Created attachment 577980 [details, diff] Updated version of the "use system piccolo2d" patch
Created attachment 577982 [details, diff] Do not violate network sandbox by trying to fetch JARs at compile time
Created attachment 578012 [details, diff] Fix build rule for manpages man page generation fixed with attached upstream patch: https://github.com/tesseract-ocr/tesseract/commit/39ed30ad834a43cf403f88158c6db7a96f1bed29 Uses asciidoc and xsltproc.
> > Uses asciidoc and xsltproc. and app-text/docbook-xsl-stylesheets
I hoped to fix bug #663564 before 4.0 release, it is exactly about the training data. But you are right, let's get 4.0 in first, we can make it better later. Thanks for testing on top of beta4 and both patches, I will test and get it in tree ASAP!
Recapping scrollview issues for extra visibility: scrollview is an additional debug tool in java, that always required patching to use system Java jar files, system install paths, and extra ebuild maintenance. 4.0 now requires a new jar jaxb-api not available in tree for now, and would require new patches. As it is a seldom used debug feature, I dropped it from 4.0.0 bump (we can alawys restore it later if there is demand for it), simplifying ebuild content and maintenance.

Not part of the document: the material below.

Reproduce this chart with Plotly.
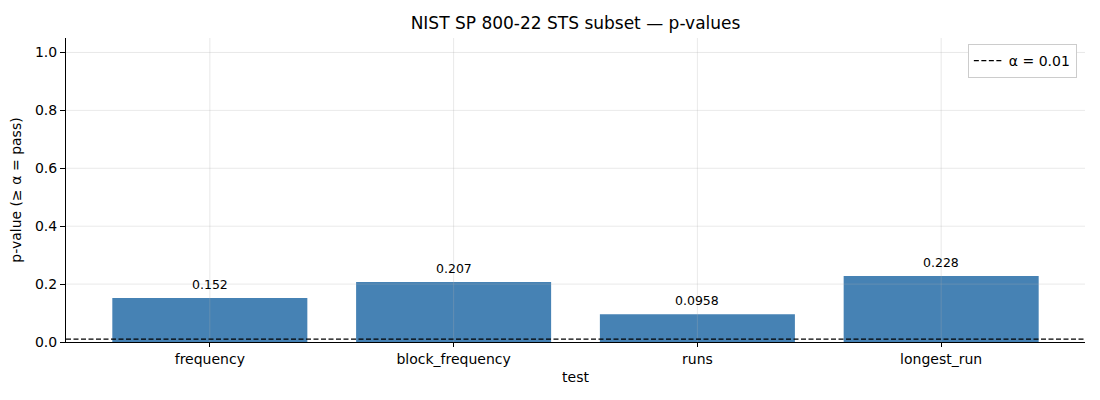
import plotly.graph_objects as go

tests = ["frequency", "block_frequency", "runs", "longest_run"]
p_values = [0.152, 0.207, 0.0958, 0.228]
p_labels = ["0.152", "0.207", "0.0958", "0.228"]
alpha = 0.01
y_ticks = [0.0, 0.2, 0.4, 0.6, 0.8, 1.0]

fig = go.Figure()

fig.add_trace(
    go.Bar(
        x=tests,
        y=p_values,
        width=0.8,
        marker=dict(color="#4682b4", line=dict(width=0)),
        showlegend=False,
    )
)

# value labels above bars
for name, val, lab in zip(tests, p_values, p_labels):
    fig.add_annotation(x=name, y=val, text=lab, showarrow=False,
                       yanchor="bottom", yshift=4, font=dict(size=12.5, color="black"))

# legend entry for threshold line
fig.add_trace(
    go.Scatter(
        x=[None], y=[None], mode="lines",
        line=dict(color="black", dash="5px,2.5px", width=1.2),
        name="α = 0.01",
    )
)

# grid drawn above the bars, like the reference
for t in y_ticks[1:]:
    fig.add_shape(type="line", xref="paper", x0=0, x1=1, y0=t, y1=t,
                  line=dict(color="rgba(176,176,176,0.35)", width=0.8), layer="above")
for i in range(len(tests)):
    fig.add_shape(type="line", x0=i, x1=i, yref="paper", y0=0, y1=1,
                  line=dict(color="rgba(176,176,176,0.35)", width=0.8), layer="above")

fig.add_shape(type="line", xref="paper", x0=0, x1=1, y0=alpha, y1=alpha,
              line=dict(color="black", dash="5px,2.5px", width=1.2), layer="above")

fig.update_layout(
    width=1100,
    height=400,
    margin=dict(l=58, r=23, t=30, b=66),
    plot_bgcolor="white",
    paper_bgcolor="white",
    font=dict(family="DejaVu Sans", size=14, color="black"),
    title=dict(text="NIST SP 800-22 STS subset — p-values", x=0.5, xanchor="center",
               xref="paper", y=0.947, yanchor="bottom", font=dict(size=17)),
    bargap=0.2,
    legend=dict(x=0.992, y=0.98, xanchor="right", yanchor="top",
                bordercolor="#cccccc", borderwidth=1, bgcolor="white",
                font=dict(size=14)),
    xaxis=dict(
        title=dict(text="test", font=dict(size=14), standoff=6),
        range=[-0.59, 3.59],
        showgrid=False, automargin=False,
        showline=True, linecolor="black", linewidth=1,
        ticks="outside", ticklen=4, tickcolor="black",
    ),
    yaxis=dict(
        title=dict(text="p-value (≥ α = pass)", font=dict(size=14), standoff=10),
        range=[0, 1.05],
        tickvals=y_ticks,
        ticktext=[f"{v:.1f}" for v in y_ticks],
        showgrid=False, zeroline=False, automargin=False,
        showline=True, linecolor="black", linewidth=1,
        ticks="outside", ticklen=5, tickcolor="black",
    ),
)

fig.write_html("out.html")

The bug has been closed via the following commit(s): https://gitweb.gentoo.org/repo/gentoo.git/commit/?id=98f4080a82c54d39d0a6c646649ca47fe9c7d649 commit 98f4080a82c54d39d0a6c646649ca47fe9c7d649 Author: Bernard Cafarelli <voyageur@gentoo.org> AuthorDate: 2019-06-04 14:35:30 +0000 Commit: Bernard Cafarelli <voyageur@gentoo.org> CommitDate: 2019-06-04 14:39:53 +0000 app-text/tesseract: 4.0.0 bump Thanks marecki and Chris Mayo for the help This version does not provide scrollview anymore, see bug for details Closes: https://bugs.gentoo.org/686944 Package-Manager: Portage-2.3.67, Repoman-2.3.14 Signed-off-by: Bernard Cafarelli <voyageur@gentoo.org> app-text/tesseract/Manifest | 1 + .../tesseract/files/tesseract-4.0.0-manpages.patch | 49 ++++++++ app-text/tesseract/tesseract-4.0.0.ebuild | 129 +++++++++++++++++++++ 3 files changed, 179 insertions(+)